Durch seine Zeit im Aufsichtsrat der Deutschen Bank kennt Cryan das Haus gut - trägt aber zumindest auch Mitverantwortung für den aktuell desolaten Zustand der Bank. So hatte er als Kontrolleur der "Strategie 2020" zugestimmt, jenem Plan, der die Bank in eine bessere Zukunft führen soll, aber von Investoren als zu wenig konkret kritisiert worden war.
Im Kern geht es dabei ums Abspecken: Die Postbank soll verkauft, viele Filialen geschlossen und das Investmentbanking gestärt werden. Diesen Plan, noch von Jain und Fitschen verkündet, muss Cryan jetzt umsetzen. Details, wie das geschehen soll - und wie viele Mitarbeiter gehen müssen - werden für den Herbst erwartet.

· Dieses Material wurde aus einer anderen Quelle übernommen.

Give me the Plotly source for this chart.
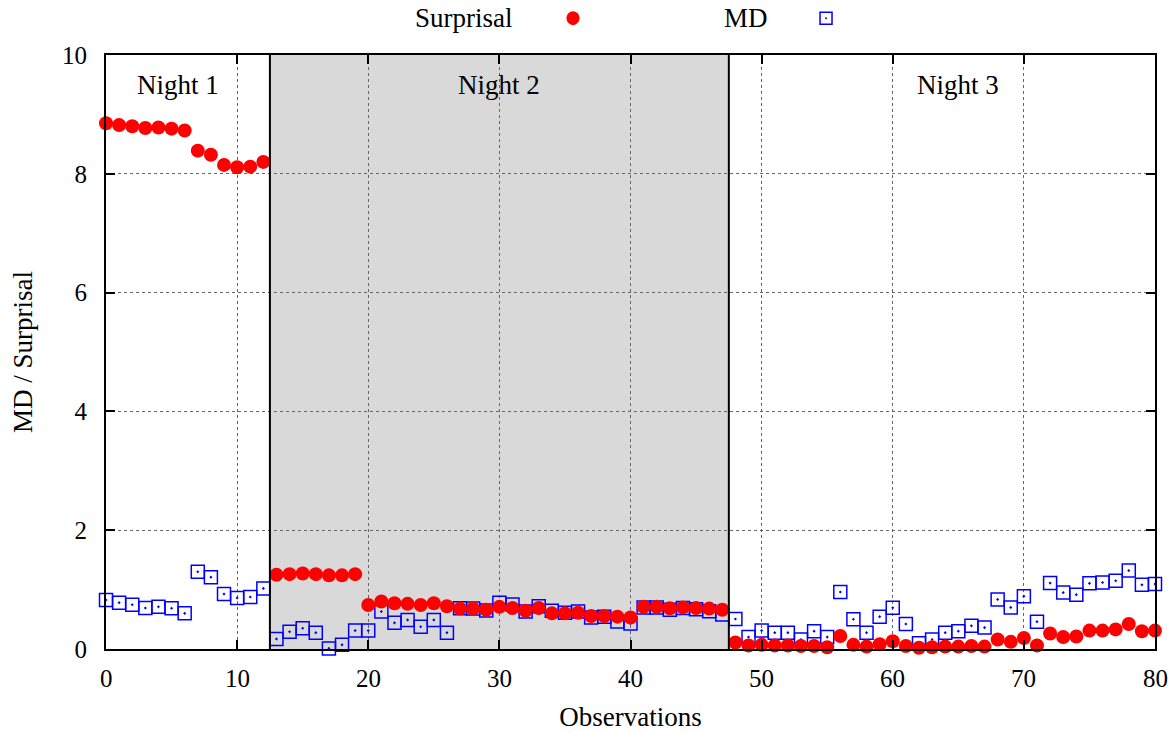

Ein weiteres Problem, das Cryan bald angehen muss, ist die gewaltige Kapitallücke. Seine Vorgänger haben in den vergangenen Jahren das Eigenkapital erhöht, um den strengeren Anforderungen der Regulierer gerecht zu werden. Doch Bußgelder in Milliardenhöhe, Rechtskosten für zahlreiche Prozesse und der Konzernumbau selbst verschlingen Unsummen. Einige Analysten rechnen damit, dass sich die Deutsche Bank bis zu zwölf Milliarden Euro an frischem Geld besorgen muss.
Frisches Geld
Es ist also gut möglich, dass Cryan schon kurz nach seinem Antritt die Aktionäre um eine weitere Kapitalerhöhung bittet. Die werden das nicht gerne hören, aber immerhin ist Cryan mit ihrer Unterstüztung an die Macht gekommen. Im Gegenzug müsste er zu einem harten Sparkurs bereit sein.
"Die Bank kann locker zehn Prozent ihrer rund 100.000 Mitarbeiter abbauen", zitiert die Nachrichtenagentur Reuters einen Vertreter der zehn größten institutionellen Anleger der Bank. Der neue Chef kann zum Amtsantritt also kaum mit einer Schonfrist rechnen.
Die Umstände seiner Ernennung beschäftigen unterdessen bereits die deutsche Finanzaufsicht (Bafin). Börsennotierte Unternehmen müssen wichtige Nachrichten, die den Kurs ihrer Aktie bewegen können, umgehend ("ad hoc") bekanntgeben. So soll verhindert werden, dass Insider früher als andere Anleger Aktien kaufen und verkaufen können.
Beim Vorstandswechsel der Deutschen Bank haben die Finanzaufseher Zweifel und prüfen derzeit, "ob die Ad-hoc-Mitteilung [...] rechtzeitig veröffentlicht worden ist", so ein Bafin-Sprecher. Denn bereits zwei Stunden vor der offiziellen Bekanntgabe am 7. Juni hatte das "Wall Street Journal" über den anstehenden Rücktritt von Jain und Fitschen berichtet.